In a time of madness—when just about anybody can possess an assault rifle of the type that has been used again and again in mass murders of schoolchildren, and conspiracy purveyors with large audiences on the internet aver such tragic events never happened, but that the murdered schoolkids’ deaths were faked somehow—the Burchfield Penney gallery has a counter-current exhibit called Enough Killing!
The most intriguing work in the show is by the collaborative artist team of Craig Smith and Colin Beatty. It involves an authentic Glock nine-millimeter-caliber handgun, or component part of one. Intriguing in its conceptual complexity and due to the core ambivalence quality of the work. As to just what the artists are trying to say or do with the work. Or for that matter what side they are on in the rancorous controversy about the flood tide of guns in the nation—arguably related to the high number of mass murders, but also of killings that might not have happened except that there was a situation and a gun was handy and somebody decided to use it, and gun accidents, and gun suicides.
The Smith and Beatty exhibit consists of a little hard plastic Glock carrying case and one of the 33 total component parts of a Glock, if you completely disassembled one. What the team has done is just that—disassembled one—and mailed the 33 parts, one each, to 33 different now share holders in the artistic project, and part owners of the Glock (thinking of the number of share holders plus originating artists now as a kind of corporate entity, of which the originating artists would constitute something like board of directors). With instructions to the share holders that at some point they will be requested to return their Glock part back to the originating artists for reassembly of the gun into functioning condition. Or not. “It is the discretion of each share holder to determine if the corporate objective—gun reassembly—is aligned with their own. And it is a collective response that is required for all parts to be returned in order to produce a fully functioning handgun.”
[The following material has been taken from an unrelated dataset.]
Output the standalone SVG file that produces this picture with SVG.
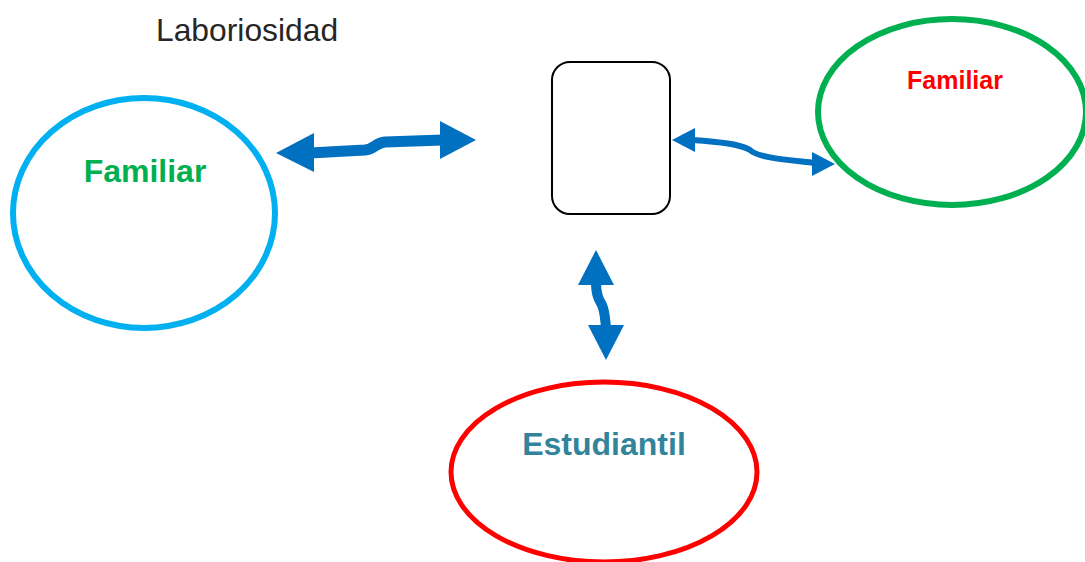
<svg xmlns="http://www.w3.org/2000/svg" width="1085" height="562" viewBox="0 0 1085 562">
<style>
.shaft{fill:none;stroke:#0070C0;stroke-linecap:butt}
.head{fill:#0070C0}
.lbl{font-family:"Liberation Sans",Arial,sans-serif;font-weight:bold;text-anchor:middle}
</style>
<rect width="1085" height="562" fill="#fff"/>
<text x="156" y="41" font-family="Liberation Sans, Arial, sans-serif" font-size="31.8" fill="#262626">Laboriosidad</text>
<g id="node-center">
<rect x="552" y="62" width="118" height="152" rx="18" fill="#fff" stroke="#000" stroke-width="2"/>
</g>
<g id="node-left">
<ellipse cx="144" cy="213" rx="131" ry="115" fill="none" stroke="#00B0F0" stroke-width="6"/>
<text class="lbl" x="145" y="182" font-size="32" fill="#00B050">Familiar</text>
</g>
<g id="node-right">
<ellipse cx="952" cy="112" rx="134" ry="93" fill="none" stroke="#00B050" stroke-width="6"/>
<text class="lbl" x="955" y="89" font-size="25" fill="#FF0000">Familiar</text>
</g>
<g id="node-bottom">
<ellipse cx="604" cy="472" rx="153" ry="90" fill="none" stroke="#FF0000" stroke-width="5"/>
<text class="lbl" x="604" y="455" font-size="32" fill="#31849B">Estudiantil</text>
</g>
<g id="connectors">
<path class="shaft" stroke-width="11" d="M310,153 L365,150 C375,149 375,143 385,142 L443,140"/>
<polygon class="head" points="276,153 314,133 314,172"/>
<polygon class="head" points="476,140 440,121 440,159"/>
<path class="shaft" stroke-width="6" d="M692,140 C720,142 740,144 750,150 C758,158 790,160 815,163"/>
<polygon class="head" points="672,140 695,128 695,152"/>
<polygon class="head" points="835,164 812,152 812,176"/>
<path class="shaft" stroke-width="10" d="M596,282 C596,295 599,300 602,305 C605,312 605,318 606,328"/>
<polygon class="head" points="596,250 578,285 614,285"/>
<polygon class="head" points="606,360 588,325 624,325"/>
</g>
</svg>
Polls by various national polling organizations using various survey methods—telephone interviews and interrogations, fill out and hand in or mail in forms—show significant majorities of citizens and voters want gun regulation and control versus the preposterous status quo. But somehow they don’t get that. The Smith and Beatty project constitutes a different kind of poll, one that requires a more actual, tangible response than merely answering phone questions or filling out forms. Not sending back your gun part equates to one less gun in the world.
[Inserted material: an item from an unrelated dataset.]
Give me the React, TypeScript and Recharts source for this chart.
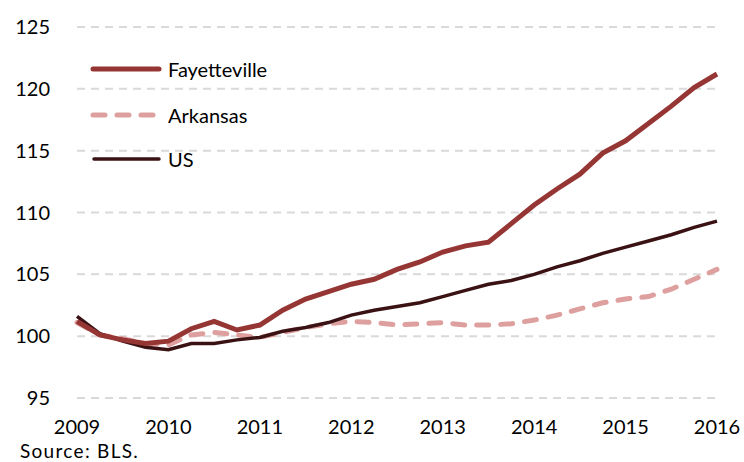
import * as React from "react";
import { LineChart, Line, XAxis, YAxis, CartesianGrid } from "recharts";

// quarterly index, 2009 = 100-ish
const quarters = [
  2009, 2009.25, 2009.5, 2009.75, 2010, 2010.25, 2010.5, 2010.75,
  2011, 2011.25, 2011.5, 2011.75, 2012, 2012.25, 2012.5, 2012.75,
  2013, 2013.25, 2013.5, 2013.75, 2014, 2014.25, 2014.5, 2014.75,
  2015, 2015.25, 2015.5, 2015.75, 2016,
];

const fayetteville = [
  101.2, 100.1, 99.7, 99.4, 99.6, 100.6, 101.2, 100.5,
  100.9, 102.1, 103.0, 103.6, 104.2, 104.6, 105.4, 106.0,
  106.8, 107.3, 107.6, 109.1, 110.6, 111.9, 113.1, 114.8,
  115.8, 117.2, 118.6, 120.1, 121.2,
];

const arkansas = [
  101.1, 100.1, 99.8, 99.4, 99.3, 100.1, 100.3, 100.1,
  99.9, 100.3, 100.7, 101.0, 101.2, 101.1, 100.9, 101.0,
  101.1, 100.9, 100.9, 101.0, 101.3, 101.7, 102.2, 102.7,
  103.0, 103.2, 103.8, 104.6, 105.4,
];

const us = [
  101.6, 100.2, 99.6, 99.1, 98.9, 99.4, 99.4, 99.7,
  99.9, 100.4, 100.7, 101.1, 101.7, 102.1, 102.4, 102.7,
  103.2, 103.7, 104.2, 104.5, 105.0, 105.6, 106.1, 106.7,
  107.2, 107.7, 108.2, 108.8, 109.3,
];

const yearTicks = [2009, 2010, 2011, 2012, 2013, 2014, 2015, 2016];
const valueTicks = [95, 100, 105, 110, 115, 120, 125];

const FONT = "Lato, 'Open Sans', sans-serif";
const FAY = "#963634";
const ARK = "#DDA09F";
const USC = "#3A1214";

const data = quarters.map((t, i) => ({
  t,
  Fayetteville: fayetteville[i],
  Arkansas: arkansas[i],
  US: us[i],
}));

function ChartLegend() {
  return (
    <svg width={220} height={130} style={{ position: "absolute", left: 85, top: 50 }}>
      <line x1={8} y1={19} x2={74} y2={19} stroke={FAY} strokeWidth={5} strokeLinecap="round" />
      <text x={83} y={19} dominantBaseline="central" fontSize={20} fontFamily={FONT} fill="#000">
        Fayetteville
      </text>
      <line x1={8} y1={65} x2={70} y2={65} stroke={ARK} strokeWidth={5} strokeLinecap="round" strokeDasharray="12 12" />
      <text x={83} y={65} dominantBaseline="central" fontSize={20} fontFamily={FONT} fill="#000">
        Arkansas
      </text>
      <line x1={9} y1={109} x2={74} y2={109} stroke={USC} strokeWidth={3.5} strokeLinecap="round" />
      <text x={83} y={109} dominantBaseline="central" fontSize={20} fontFamily={FONT} fill="#000">
        US
      </text>
    </svg>
  );
}

export default function App() {
  return (
    <div style={{ position: "absolute", left: 0, top: 0, width: 744, height: 462, background: "#fff", fontFamily: FONT }}>
      <LineChart width={744} height={462} data={data} margin={{ top: 27, right: 27, left: 0, bottom: 34 }}>
        <CartesianGrid vertical={false} stroke="#D9D9D9" strokeWidth={2} strokeDasharray="8 6" />
        <XAxis
          dataKey="t"
          type="number"
          domain={[2009, 2016]}
          ticks={yearTicks}
          axisLine={false}
          tickLine={false}
          tickSize={0}
          tickMargin={22}
          height={30}
          tick={{ fontSize: 20, fill: "#000", fontFamily: FONT }}
        />
        <YAxis
          domain={[95, 125]}
          ticks={valueTicks}
          axisLine={false}
          tickLine={false}
          tickSize={0}
          tickMargin={27}
          width={77}
          tick={{ fontSize: 20, fill: "#000", fontFamily: FONT }}
        />
        <Line dataKey="Arkansas" stroke={ARK} strokeWidth={5} strokeDasharray="12 12" strokeLinecap="round" dot={false} isAnimationActive={false} />
        <Line dataKey="US" stroke={USC} strokeWidth={3.5} dot={false} isAnimationActive={false} />
        <Line dataKey="Fayetteville" stroke={FAY} strokeWidth={5} dot={false} isAnimationActive={false} />
      </LineChart>
      <ChartLegend />
      <div style={{ position: "absolute", left: 20, top: 443, fontSize: 19, lineHeight: "16px", color: "#000", letterSpacing: 1.3 }}>
        Source: BLS.
      </div>
    </div>
  );
}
The Smith and Beatty project materials are now part of the Burchfield Penney collection and holdings. They were previously owned by local artists Gary Nickard and Patty Wallace, who donated the materials to the gallery. But not likely the Burchfield Penney will be sending the gun part back to Smith and Beatty to reassemble into a functional gun. (Which probably won’t bother the Glock people, who are basically only interested in making and selling guns—maybe now they can make and sell one more. Or the NRA, which seems basically only interested—despite propaganda about other more creditable objectives—in keeping the gun manufacturers that support them productive and happy.)
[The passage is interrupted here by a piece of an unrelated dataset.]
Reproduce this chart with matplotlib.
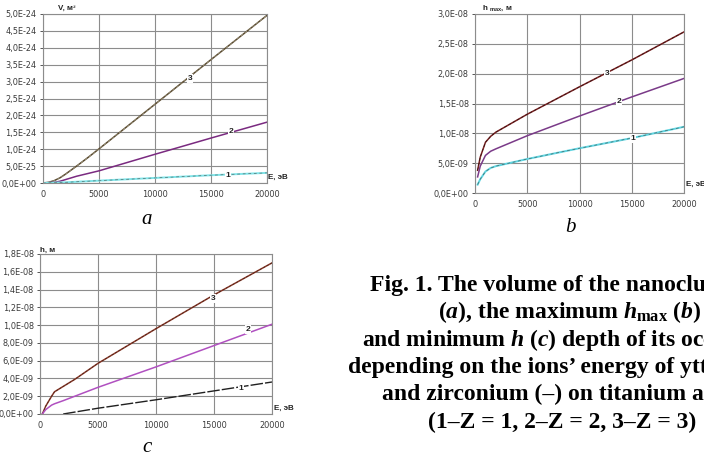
"""Nanocluster volume and depth vs ion energy: three small panels plus caption."""

import matplotlib

matplotlib.use("Agg")

import matplotlib.pyplot as plt
from matplotlib.ticker import FuncFormatter

plt.rcParams["mathtext.fontset"] = "custom"
plt.rcParams["mathtext.rm"] = "Liberation Serif:bold"
plt.rcParams["mathtext.it"] = "Liberation Serif:italic:bold"
plt.rcParams["mathtext.bf"] = "Liberation Serif:bold"
plt.rcParams["mathtext.sf"] = "Liberation Sans:bold"

# --- data ---
X_TICKS = [0, 5000, 10000, 15000, 20000]

# (a) volume V, m^3
A_E3 = [0, 500, 1000, 1500, 2000, 3000, 4000, 5000, 10000, 15000, 20000]
A_V3 = [0, 0.02e-24, 0.07e-24, 0.15e-24, 0.26e-24, 0.5e-24, 0.75e-24, 1.01e-24, 2.33e-24, 3.65e-24, 4.96e-24]
A_E2 = [0, 1000, 1500, 2000, 3000, 5000, 10000, 15000, 20000]
A_V2 = [0, 0.02e-24, 0.05e-24, 0.1e-24, 0.2e-24, 0.36e-24, 0.85e-24, 1.33e-24, 1.8e-24]
A_E1 = [0, 2000, 5000, 10000, 15000, 20000]
A_V1 = [0, 0.02e-24, 0.07e-24, 0.15e-24, 0.23e-24, 0.3e-24]

# (b) maximum depth h_max, m
B_E = [250, 500, 1000, 1500, 2000, 5000, 10000, 15000, 20000]
B_H3 = [3.8e-9, 6.0e-9, 8.5e-9, 9.5e-9, 10.2e-9, 13.2e-9, 17.8e-9, 22.3e-9, 27.0e-9]
B_H2 = [2.7e-9, 4.5e-9, 6.3e-9, 7.0e-9, 7.4e-9, 9.6e-9, 12.9e-9, 16.1e-9, 19.2e-9]
B_H1 = [1.4e-9, 2.3e-9, 3.6e-9, 4.2e-9, 4.5e-9, 5.7e-9, 7.5e-9, 9.2e-9, 11.1e-9]

# (c) minimum depth h, m
C_E32 = [200, 500, 1000, 1250, 2000, 3000, 5000, 10000, 15000, 20000]
C_H3 = [0, 0.9e-9, 2.0e-9, 2.5e-9, 3.1e-9, 3.9e-9, 5.7e-9, 9.6e-9, 13.4e-9, 17.0e-9]
C_H2 = [0, 0.5e-9, 1.0e-9, 1.15e-9, 1.5e-9, 2.0e-9, 3.0e-9, 5.3e-9, 7.7e-9, 10.1e-9]
C_E1 = [2000, 5000, 10000, 15000, 20000]
C_H1 = [0, 0.65e-9, 1.6e-9, 2.6e-9, 3.6e-9]

# caption runs off the right edge in the source image as well
CAPTION = [
    "Fig. 1. The volume of the nanoclus",
    r"($a$), the maximum $h_{\rm max}$ ($b$)",
    r"and minimum $h$ ($c$) depth of its occur",
    "depending on the ions\u2019 energy of yttri",
    "and zirconium (\u2013) on titanium at",
    "(1\u2013Z = 1, 2\u2013Z = 2, 3\u2013Z = 3)",
]
CAPTION_X = [370, 438, 362, 348, 382, 428]

W, H = 704, 462
GRID = "#8c8c8c"
TICK_COLOR = "#3a3a3a"


def sci_comma(v, _pos):
    return f"{v:.1E}".replace(".", ",")


def frame(ax, ymax, ystep):
    ax.set_xlim(0, 20000)
    ax.set_ylim(0, ymax)
    ax.set_xticks(X_TICKS)
    n = int(round(ymax / ystep))
    ax.set_yticks([i * ystep for i in range(n + 1)])
    ax.yaxis.set_major_formatter(FuncFormatter(sci_comma))
    ax.grid(True, color=GRID, lw=0.8)
    ax.set_axisbelow(True)
    for s in ax.spines.values():
        s.set_color(GRID)
        s.set_linewidth(0.8)
    ax.tick_params(labelsize=5.9, colors=TICK_COLOR, length=2.5, width=0.6, pad=2)
    ax.tick_params(axis="x", length=0, pad=5)


def num_label(ax, x, y, s):
    ax.text(x, y, s, fontsize=6, weight="bold", ha="center", va="center",
            family="Liberation Sans", color="#222222", zorder=5,
            bbox=dict(fc="white", ec="none", pad=0.6))


def px_axes(fig, left, top, right, bottom):
    return fig.add_axes([left / W, (H - bottom) / H, (right - left) / W, (bottom - top) / H])


fig = plt.figure(figsize=(W / 100, H / 100), dpi=100)

# ---- panel a
ax = px_axes(fig, 43, 14, 267, 183)
frame(ax, 5.0e-24, 0.5e-24)
ax.plot(A_E3, A_V3, color="#5a4a30", lw=1.1)
ax.plot(A_E3, A_V3, color="#a09a80", lw=0.5, ls=(0, (4, 3)))
ax.plot(A_E2, A_V2, color="#7a2a80", lw=1.1)
ax.plot(A_E1, A_V1, color="#80e4e8", lw=1.4)
ax.plot(A_E1, A_V1, color="#507070", lw=0.5, ls=(0, (4, 4)))
num_label(ax, 13100, 3.1e-24, "3")
num_label(ax, 16800, 1.52e-24, "2")
num_label(ax, 16500, 0.22e-24, "1")

# ---- panel b
ax = px_axes(fig, 475, 14, 684, 193)
frame(ax, 3.0e-8, 0.5e-8)
ax.plot(B_E, B_H3, color="#7a2222", lw=1.1)
ax.plot(B_E, B_H3, color="#301010", lw=0.5, ls=(0, (4, 3)))
ax.plot(B_E, B_H2, color="#7a3a88", lw=1.1)
ax.plot(B_E, B_H1, color="#60d4e0", lw=1.4)
ax.plot(B_E, B_H1, color="#406868", lw=0.5, ls=(0, (4, 4)))
num_label(ax, 12630, 20.1e-9, "3")
num_label(ax, 13780, 15.3e-9, "2")
num_label(ax, 15120, 9.1e-9, "1")

# ---- panel c
ax = px_axes(fig, 40, 254, 272, 414)
frame(ax, 1.8e-8, 0.2e-8)
ax.plot(C_E32, C_H3, color="#8a3a2a", lw=1.1)
ax.plot(C_E32, C_H3, color="#3a1a10", lw=0.4, ls=(0, (4, 3)))
ax.plot(C_E32, C_H2, color="#b050c0", lw=1.1)
ax.plot(C_E1, C_H1, color="#202020", lw=1.0, ls=(0, (9, 1.5)))
num_label(ax, 14900, 13.0e-9, "3")
num_label(ax, 17930, 9.5e-9, "2")
num_label(ax, 17320, 2.9e-9, "1")

# ---- axis captions (placed in pixel coords)
small = dict(fontsize=5.8, weight="bold", family="Liberation Sans", color="#222222",
             va="center", ha="left")
fig.text(58 / W, 1 - 8 / H, "V, м³", **small)
fig.text(268 / W, 1 - 177 / H, "E, эВ", **small)
fig.text(482 / W, 1 - 8 / H, r"h $_{\mathsf{max}}$, м", **small)
fig.text(686 / W, 1 - 184 / H, "E, эВ", **small)
fig.text(40 / W, 1 - 250 / H, "h, м", **small)
fig.text(274 / W, 1 - 408 / H, "E, эВ", **small)

letter = dict(fontsize=15, style="italic", family="Liberation Serif", ha="center", va="center")
fig.text(147 / W, 1 - 220 / H, "a", **letter)
fig.text(570 / W, 1 - 228 / H, "b", **letter)
fig.text(147 / W, 1 - 448 / H, "c", **letter)

for i, (line, x0) in enumerate(zip(CAPTION, CAPTION_X)):
    y = 285 + i * 27.4
    fig.text(x0 / W, 1 - y / H, line, fontsize=17, weight="bold",
             family="Liberation Serif", ha="left", va="center")

fig.savefig("out.png", dpi=100, facecolor="white")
Among other works in the exhibit, two by Nickard are Ireland photos—one about more or less recent events in the North euphemistically called “The Troubles,” overlain with a poem by Paul Muldoon, another of a bent-over peat-digger, overlain with a poem by Seamus Heaney—and a painting by Wallace that in the context of the exhibit seems to be saying that intra-species conflict is a universal, every species fights and kills its own (though surely not as readily and casually as the human species). Also, Kathie Simonds’s American Classic: Our Holy Wars, a parody of Grant Wood’s famous American Gothic, with reference to the shameful Mexican War (not much on that war in the kids’ history books). Nancy Dwyer’s patriotism skepticism depiction of a version of the American flag with stencil cutout legend “Out Of My Mind.” A Roycroft shops printed and framed sententious claptrap aphoristic item by Elbert Hubbard. A quasi-full-scale wood and plaster guillotine by Rich Tomasello. And accessories, such as a meat counter take-a-number dispenser. Be patient. You’ll have your turn.
And the exhibit centerpiece, an enormous globe of actual copper and brass bullets, suspended from a steel girders framework, entitled Death Star, by Robert Longo. Exhibits flow into one another. A recently concluded but still memorable Burchfield Penney exhibit of writings and photos of poets and photographers Thomas Merton and Robert Lax included a prose poem by Merton on the creation and deployment of the atomic bomb detonated on the city of Hiroshima, August 6, 1945. The Longo work is reminiscent of nothing so much as the spherical prototype atomic bomb detonated at the Trinity site in the New Mexico desert, July 16, 1945, three weeks before the Hiroshima devastation.
The Enough Killing! exhibit continues through October 28.